Each entry below is to be given again word for word, with no pictures.

— Start LISTING —

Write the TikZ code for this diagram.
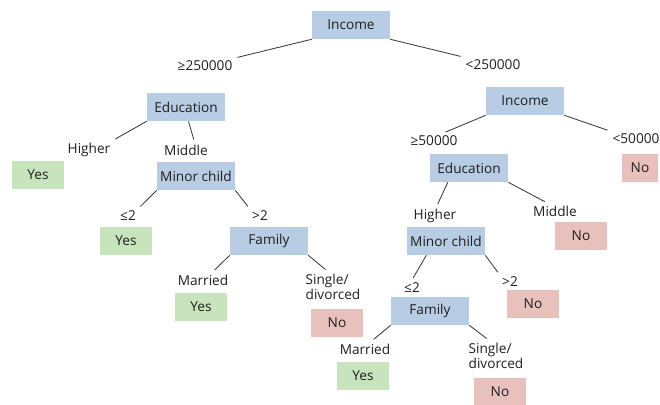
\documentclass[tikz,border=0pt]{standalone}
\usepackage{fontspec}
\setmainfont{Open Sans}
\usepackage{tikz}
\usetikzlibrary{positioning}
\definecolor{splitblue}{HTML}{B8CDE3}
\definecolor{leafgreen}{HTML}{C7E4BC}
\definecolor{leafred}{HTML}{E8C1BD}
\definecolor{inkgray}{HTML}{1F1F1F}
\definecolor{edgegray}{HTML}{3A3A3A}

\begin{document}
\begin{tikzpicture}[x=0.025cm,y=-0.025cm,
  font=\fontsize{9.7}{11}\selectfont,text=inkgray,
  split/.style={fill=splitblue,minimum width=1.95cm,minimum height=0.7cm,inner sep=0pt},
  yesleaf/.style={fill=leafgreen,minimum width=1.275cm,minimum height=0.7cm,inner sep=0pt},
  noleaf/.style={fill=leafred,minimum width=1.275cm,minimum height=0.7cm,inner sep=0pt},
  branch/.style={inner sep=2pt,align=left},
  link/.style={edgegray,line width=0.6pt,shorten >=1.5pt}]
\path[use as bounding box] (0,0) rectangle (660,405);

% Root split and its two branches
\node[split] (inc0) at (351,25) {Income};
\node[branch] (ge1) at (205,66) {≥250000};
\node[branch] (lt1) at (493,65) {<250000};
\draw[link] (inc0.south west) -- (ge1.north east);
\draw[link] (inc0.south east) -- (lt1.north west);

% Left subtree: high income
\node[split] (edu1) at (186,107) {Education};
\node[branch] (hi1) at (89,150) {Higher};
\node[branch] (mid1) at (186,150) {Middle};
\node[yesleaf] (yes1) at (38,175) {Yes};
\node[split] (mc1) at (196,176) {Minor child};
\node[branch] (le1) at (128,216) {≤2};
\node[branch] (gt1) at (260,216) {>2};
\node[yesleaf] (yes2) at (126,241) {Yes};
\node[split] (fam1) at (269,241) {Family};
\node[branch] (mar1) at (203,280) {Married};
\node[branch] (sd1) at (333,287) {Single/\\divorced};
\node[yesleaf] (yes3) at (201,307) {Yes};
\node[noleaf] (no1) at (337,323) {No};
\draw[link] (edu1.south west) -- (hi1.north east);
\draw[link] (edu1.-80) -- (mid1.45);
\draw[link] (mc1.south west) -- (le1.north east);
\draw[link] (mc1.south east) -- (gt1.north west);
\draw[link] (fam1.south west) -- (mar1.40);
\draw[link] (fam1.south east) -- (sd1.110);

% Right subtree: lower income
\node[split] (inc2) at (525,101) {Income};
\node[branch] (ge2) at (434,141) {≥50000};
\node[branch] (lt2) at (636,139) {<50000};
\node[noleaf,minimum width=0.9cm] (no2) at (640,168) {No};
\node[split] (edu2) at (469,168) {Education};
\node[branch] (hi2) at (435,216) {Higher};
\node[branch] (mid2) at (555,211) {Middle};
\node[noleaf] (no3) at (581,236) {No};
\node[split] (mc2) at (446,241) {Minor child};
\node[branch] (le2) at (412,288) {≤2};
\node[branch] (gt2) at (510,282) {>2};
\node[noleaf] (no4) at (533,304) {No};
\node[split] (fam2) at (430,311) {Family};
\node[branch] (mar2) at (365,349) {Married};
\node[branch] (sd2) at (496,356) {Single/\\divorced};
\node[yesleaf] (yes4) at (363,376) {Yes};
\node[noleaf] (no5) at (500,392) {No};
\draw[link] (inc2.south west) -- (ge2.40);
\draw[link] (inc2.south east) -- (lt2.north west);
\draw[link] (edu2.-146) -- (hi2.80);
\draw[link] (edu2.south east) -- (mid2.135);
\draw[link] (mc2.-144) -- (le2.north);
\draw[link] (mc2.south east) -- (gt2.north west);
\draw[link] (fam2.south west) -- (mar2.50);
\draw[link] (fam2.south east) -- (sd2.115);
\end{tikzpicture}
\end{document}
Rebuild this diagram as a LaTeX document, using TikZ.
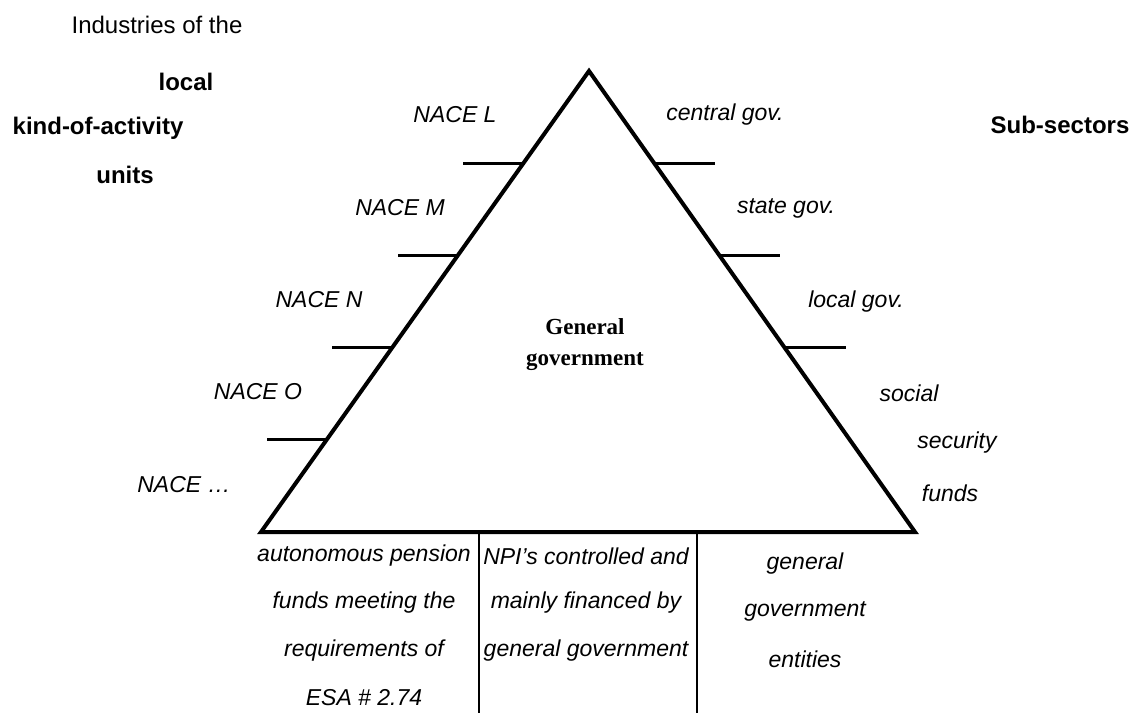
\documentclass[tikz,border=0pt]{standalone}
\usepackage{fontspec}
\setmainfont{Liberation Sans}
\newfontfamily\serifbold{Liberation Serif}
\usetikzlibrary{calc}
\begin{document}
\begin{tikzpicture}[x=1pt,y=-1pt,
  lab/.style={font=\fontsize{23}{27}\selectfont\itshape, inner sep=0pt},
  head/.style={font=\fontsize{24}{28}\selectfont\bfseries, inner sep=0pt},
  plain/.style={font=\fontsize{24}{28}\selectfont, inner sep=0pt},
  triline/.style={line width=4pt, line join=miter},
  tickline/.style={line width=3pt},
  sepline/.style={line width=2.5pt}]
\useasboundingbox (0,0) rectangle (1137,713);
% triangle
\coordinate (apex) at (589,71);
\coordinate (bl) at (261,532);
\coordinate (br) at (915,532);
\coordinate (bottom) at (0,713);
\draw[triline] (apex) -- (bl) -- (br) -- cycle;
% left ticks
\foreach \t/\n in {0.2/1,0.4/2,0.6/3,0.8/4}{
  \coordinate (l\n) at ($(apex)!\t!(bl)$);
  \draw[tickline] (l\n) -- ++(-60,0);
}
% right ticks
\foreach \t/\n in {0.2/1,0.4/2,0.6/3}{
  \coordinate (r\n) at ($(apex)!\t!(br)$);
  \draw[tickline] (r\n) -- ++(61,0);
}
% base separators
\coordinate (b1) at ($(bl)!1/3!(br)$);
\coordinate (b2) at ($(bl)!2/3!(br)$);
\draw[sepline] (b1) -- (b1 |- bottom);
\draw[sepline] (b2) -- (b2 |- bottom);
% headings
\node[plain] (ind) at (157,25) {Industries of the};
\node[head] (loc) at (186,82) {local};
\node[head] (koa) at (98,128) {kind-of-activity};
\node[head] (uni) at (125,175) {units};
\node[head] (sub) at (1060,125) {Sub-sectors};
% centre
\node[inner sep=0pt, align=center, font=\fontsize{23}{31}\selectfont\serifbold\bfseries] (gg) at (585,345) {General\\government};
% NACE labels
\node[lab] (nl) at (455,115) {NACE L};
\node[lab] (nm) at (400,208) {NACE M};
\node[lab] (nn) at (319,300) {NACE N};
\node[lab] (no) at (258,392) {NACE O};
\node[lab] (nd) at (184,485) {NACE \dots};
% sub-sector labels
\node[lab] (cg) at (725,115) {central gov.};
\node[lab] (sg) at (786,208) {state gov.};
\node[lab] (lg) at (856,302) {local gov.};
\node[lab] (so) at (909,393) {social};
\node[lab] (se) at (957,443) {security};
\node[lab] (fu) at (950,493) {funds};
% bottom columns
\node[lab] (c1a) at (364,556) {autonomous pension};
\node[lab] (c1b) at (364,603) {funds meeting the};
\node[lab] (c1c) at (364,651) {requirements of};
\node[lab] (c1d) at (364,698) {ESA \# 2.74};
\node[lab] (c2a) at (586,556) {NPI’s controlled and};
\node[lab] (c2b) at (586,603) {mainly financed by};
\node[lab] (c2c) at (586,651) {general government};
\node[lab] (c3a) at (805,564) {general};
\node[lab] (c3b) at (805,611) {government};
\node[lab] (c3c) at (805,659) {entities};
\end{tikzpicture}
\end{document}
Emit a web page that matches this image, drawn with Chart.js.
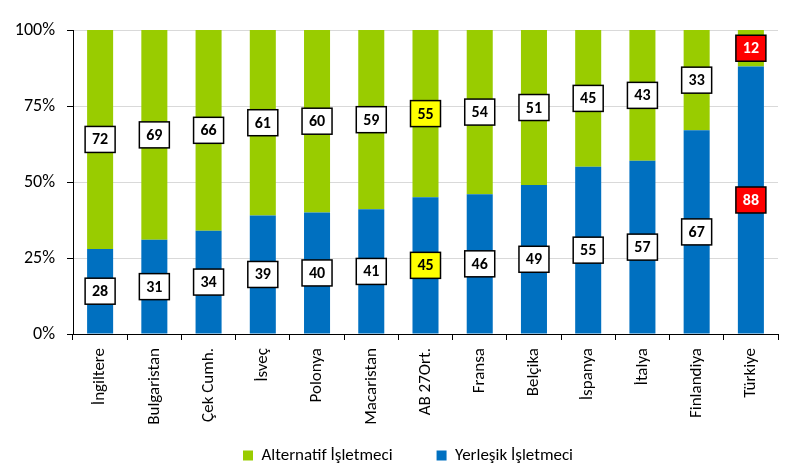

— End LISTING —

_RESPONSE TO THIS EXERCISE_
Write the TikZ code for this diagram.
\documentclass[tikz,border=0pt]{standalone}
\usepackage{fontspec}
\setmainfont{Open Sans}
\usepackage{tikz}
\usetikzlibrary{positioning}
\definecolor{splitblue}{HTML}{B8CDE3}
\definecolor{leafgreen}{HTML}{C7E4BC}
\definecolor{leafred}{HTML}{E8C1BD}
\definecolor{inkgray}{HTML}{1F1F1F}
\definecolor{edgegray}{HTML}{3A3A3A}

\begin{document}
\begin{tikzpicture}[x=0.025cm,y=-0.025cm,
  font=\fontsize{9.7}{11}\selectfont,text=inkgray,
  split/.style={fill=splitblue,minimum width=1.95cm,minimum height=0.7cm,inner sep=0pt},
  yesleaf/.style={fill=leafgreen,minimum width=1.275cm,minimum height=0.7cm,inner sep=0pt},
  noleaf/.style={fill=leafred,minimum width=1.275cm,minimum height=0.7cm,inner sep=0pt},
  branch/.style={inner sep=2pt,align=left},
  link/.style={edgegray,line width=0.6pt,shorten >=1.5pt}]
\path[use as bounding box] (0,0) rectangle (660,405);

% Root split and its two branches
\node[split] (inc0) at (351,25) {Income};
\node[branch] (ge1) at (205,66) {≥250000};
\node[branch] (lt1) at (493,65) {<250000};
\draw[link] (inc0.south west) -- (ge1.north east);
\draw[link] (inc0.south east) -- (lt1.north west);

% Left subtree: high income
\node[split] (edu1) at (186,107) {Education};
\node[branch] (hi1) at (89,150) {Higher};
\node[branch] (mid1) at (186,150) {Middle};
\node[yesleaf] (yes1) at (38,175) {Yes};
\node[split] (mc1) at (196,176) {Minor child};
\node[branch] (le1) at (128,216) {≤2};
\node[branch] (gt1) at (260,216) {>2};
\node[yesleaf] (yes2) at (126,241) {Yes};
\node[split] (fam1) at (269,241) {Family};
\node[branch] (mar1) at (203,280) {Married};
\node[branch] (sd1) at (333,287) {Single/\\divorced};
\node[yesleaf] (yes3) at (201,307) {Yes};
\node[noleaf] (no1) at (337,323) {No};
\draw[link] (edu1.south west) -- (hi1.north east);
\draw[link] (edu1.-80) -- (mid1.45);
\draw[link] (mc1.south west) -- (le1.north east);
\draw[link] (mc1.south east) -- (gt1.north west);
\draw[link] (fam1.south west) -- (mar1.40);
\draw[link] (fam1.south east) -- (sd1.110);

% Right subtree: lower income
\node[split] (inc2) at (525,101) {Income};
\node[branch] (ge2) at (434,141) {≥50000};
\node[branch] (lt2) at (636,139) {<50000};
\node[noleaf,minimum width=0.9cm] (no2) at (640,168) {No};
\node[split] (edu2) at (469,168) {Education};
\node[branch] (hi2) at (435,216) {Higher};
\node[branch] (mid2) at (555,211) {Middle};
\node[noleaf] (no3) at (581,236) {No};
\node[split] (mc2) at (446,241) {Minor child};
\node[branch] (le2) at (412,288) {≤2};
\node[branch] (gt2) at (510,282) {>2};
\node[noleaf] (no4) at (533,304) {No};
\node[split] (fam2) at (430,311) {Family};
\node[branch] (mar2) at (365,349) {Married};
\node[branch] (sd2) at (496,356) {Single/\\divorced};
\node[yesleaf] (yes4) at (363,376) {Yes};
\node[noleaf] (no5) at (500,392) {No};
\draw[link] (inc2.south west) -- (ge2.40);
\draw[link] (inc2.south east) -- (lt2.north west);
\draw[link] (edu2.-146) -- (hi2.80);
\draw[link] (edu2.south east) -- (mid2.135);
\draw[link] (mc2.-144) -- (le2.north);
\draw[link] (mc2.south east) -- (gt2.north west);
\draw[link] (fam2.south west) -- (mar2.50);
\draw[link] (fam2.south east) -- (sd2.115);
\end{tikzpicture}
\end{document}
Rebuild this diagram as a LaTeX document, using TikZ.
\documentclass[tikz,border=0pt]{standalone}
\usepackage{fontspec}
\setmainfont{Liberation Sans}
\newfontfamily\serifbold{Liberation Serif}
\usetikzlibrary{calc}
\begin{document}
\begin{tikzpicture}[x=1pt,y=-1pt,
  lab/.style={font=\fontsize{23}{27}\selectfont\itshape, inner sep=0pt},
  head/.style={font=\fontsize{24}{28}\selectfont\bfseries, inner sep=0pt},
  plain/.style={font=\fontsize{24}{28}\selectfont, inner sep=0pt},
  triline/.style={line width=4pt, line join=miter},
  tickline/.style={line width=3pt},
  sepline/.style={line width=2.5pt}]
\useasboundingbox (0,0) rectangle (1137,713);
% triangle
\coordinate (apex) at (589,71);
\coordinate (bl) at (261,532);
\coordinate (br) at (915,532);
\coordinate (bottom) at (0,713);
\draw[triline] (apex) -- (bl) -- (br) -- cycle;
% left ticks
\foreach \t/\n in {0.2/1,0.4/2,0.6/3,0.8/4}{
  \coordinate (l\n) at ($(apex)!\t!(bl)$);
  \draw[tickline] (l\n) -- ++(-60,0);
}
% right ticks
\foreach \t/\n in {0.2/1,0.4/2,0.6/3}{
  \coordinate (r\n) at ($(apex)!\t!(br)$);
  \draw[tickline] (r\n) -- ++(61,0);
}
% base separators
\coordinate (b1) at ($(bl)!1/3!(br)$);
\coordinate (b2) at ($(bl)!2/3!(br)$);
\draw[sepline] (b1) -- (b1 |- bottom);
\draw[sepline] (b2) -- (b2 |- bottom);
% headings
\node[plain] (ind) at (157,25) {Industries of the};
\node[head] (loc) at (186,82) {local};
\node[head] (koa) at (98,128) {kind-of-activity};
\node[head] (uni) at (125,175) {units};
\node[head] (sub) at (1060,125) {Sub-sectors};
% centre
\node[inner sep=0pt, align=center, font=\fontsize{23}{31}\selectfont\serifbold\bfseries] (gg) at (585,345) {General\\government};
% NACE labels
\node[lab] (nl) at (455,115) {NACE L};
\node[lab] (nm) at (400,208) {NACE M};
\node[lab] (nn) at (319,300) {NACE N};
\node[lab] (no) at (258,392) {NACE O};
\node[lab] (nd) at (184,485) {NACE \dots};
% sub-sector labels
\node[lab] (cg) at (725,115) {central gov.};
\node[lab] (sg) at (786,208) {state gov.};
\node[lab] (lg) at (856,302) {local gov.};
\node[lab] (so) at (909,393) {social};
\node[lab] (se) at (957,443) {security};
\node[lab] (fu) at (950,493) {funds};
% bottom columns
\node[lab] (c1a) at (364,556) {autonomous pension};
\node[lab] (c1b) at (364,603) {funds meeting the};
\node[lab] (c1c) at (364,651) {requirements of};
\node[lab] (c1d) at (364,698) {ESA \# 2.74};
\node[lab] (c2a) at (586,556) {NPI’s controlled and};
\node[lab] (c2b) at (586,603) {mainly financed by};
\node[lab] (c2c) at (586,651) {general government};
\node[lab] (c3a) at (805,564) {general};
\node[lab] (c3b) at (805,611) {government};
\node[lab] (c3c) at (805,659) {entities};
\end{tikzpicture}
\end{document}
Emit a web page that matches this image, drawn with Chart.js.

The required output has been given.